Adrian Piper, Mythic Being, 1973 - 1975 Favorite 



Jan 1 1973


New York

Adrian Piper disguised her identity, changing her race, sex, and social class in order to experiment in public situations and gauge people’s reactions. She investigated how outwardly visible identity markers (like skin color) impacted others’ perceptions of her character. By manipulating her (apparent) identity to produce reactions, she demonstrated the power and influence of stereotypes (Piper, 1996).

Piper dressed up as her black male alter ego, putting on a large Afro wig, sunglasses, and a mustache and cruising the streets of New York performing typically masculine behavior such as ogling women (Piper, 1996).

The performances are about people’s perceptions of a certain identity, specifically a black man exhibiting typically male behavior. They also allow Piper to free herself of the ambiguous space she occupies as a light-skinned, fine-featured, highly educated black woman. It makes the viewer contemplate his reactions to the “Mythic Being,” and perhaps reflect upon his own stereotypes and biases (Piper, 1996).

Piper’s performances recast and recontextualize a university philosophy student as a working-class black man.

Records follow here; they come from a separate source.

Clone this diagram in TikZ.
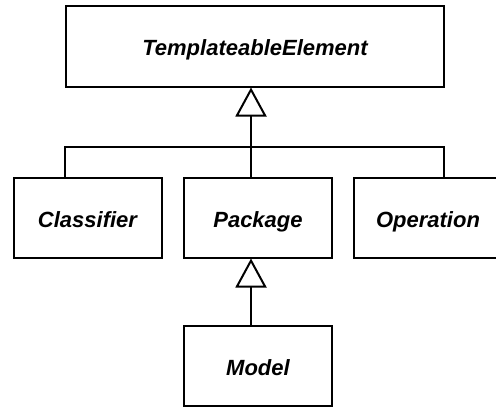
\documentclass[tikz,border=0pt]{standalone}
\usepackage{fontspec}
\setmainfont{Liberation Sans}
\usetikzlibrary{arrows.meta}
\begin{document}
\begin{tikzpicture}[x=1pt,y=-1pt,
  cls/.style={draw,line width=2pt,fill=white,minimum height=80pt,inner sep=0pt,
    text height=19pt,text depth=0pt,
    font=\fontsize{22}{24}\selectfont\bfseries\itshape},
  gen/.style={line width=2pt,-{Triangle[open,length=29pt,width=31pt,line width=2pt]}},
  conn/.style={line width=2pt}]
\useasboundingbox (0,0) rectangle (496,407);
\node[cls,minimum width=378pt,minimum height=81pt] (top) at (255,46) {TemplateableElement};
\node[cls,minimum width=148pt] (cl) at (87.5,217.5) {Classifier};
\node[cls,minimum width=148pt] (pk) at (258,217.5) {Package};
\node[cls,minimum width=148pt] (op) at (428,217.5) {Operation};
\node[cls,minimum width=148pt] (md) at (258,366) {Model};
\coordinate (j) at (251,147);
\draw[conn] (cl.north -| 65,0) |- (j);
\draw[conn] (op.north -| 444,0) |- (j);
\draw[conn] (pk.north -| j) -- (j);
\draw[gen] (j) -- (j |- top.south);
\draw[gen] (md.north -| j) -- (j |- pk.south);
\end{tikzpicture}
\end{document}
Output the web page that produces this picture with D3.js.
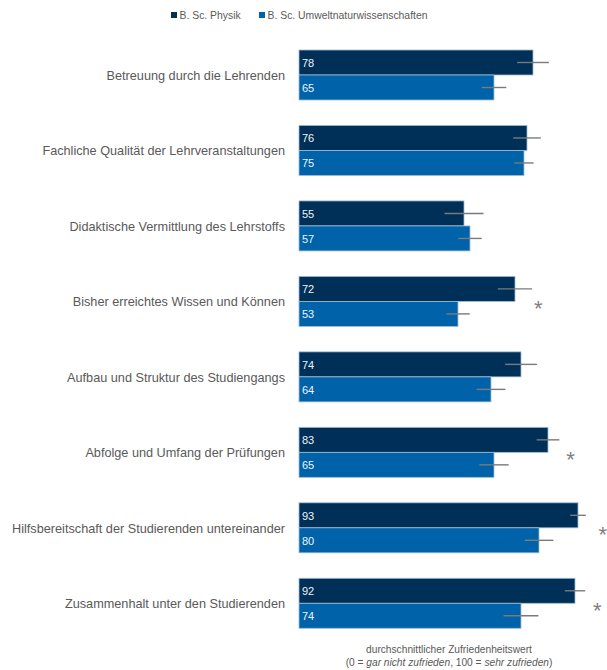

She utilizes the bold, unmistakable image of an Afro hairstyle to fill a specific identity (Piper, 1996).

• Mythic Being “structured by the politics of identity” in Smith it means: “an appropriate platform from which to forge community, a site around which to rally political support, a stage from which to act politically, and a matter worthy of artistic exploration and expression.” Unlike Minimalism, etc. not a neutral practice. Brings in the social. And different from Socially Engaged art —focus on the body as a test site for social actions.

• Piper makes “identity politics as a place for conceptual art practices.”

• 1970s historical context: aftermath of the anticolonial victories. Nonviolent strategies from India particularly used in American political organizing. Consciousness-raising meetings and peer pressure—figuring out a language to describe oppression. Black arts movement and Feminist art was one strategy: ”art with a purpose”
• Vietnam War and antiwar movement, Piper: “managed to infiltrate my awareness and thereby determine me and my work in ways that confront me with the politics of my position whether I want to know them or not; I have become self-conscious. [I] did a lot of thinking about [my] position as an artist, a woman, and a black; and about the natural disadvantages of those attributes.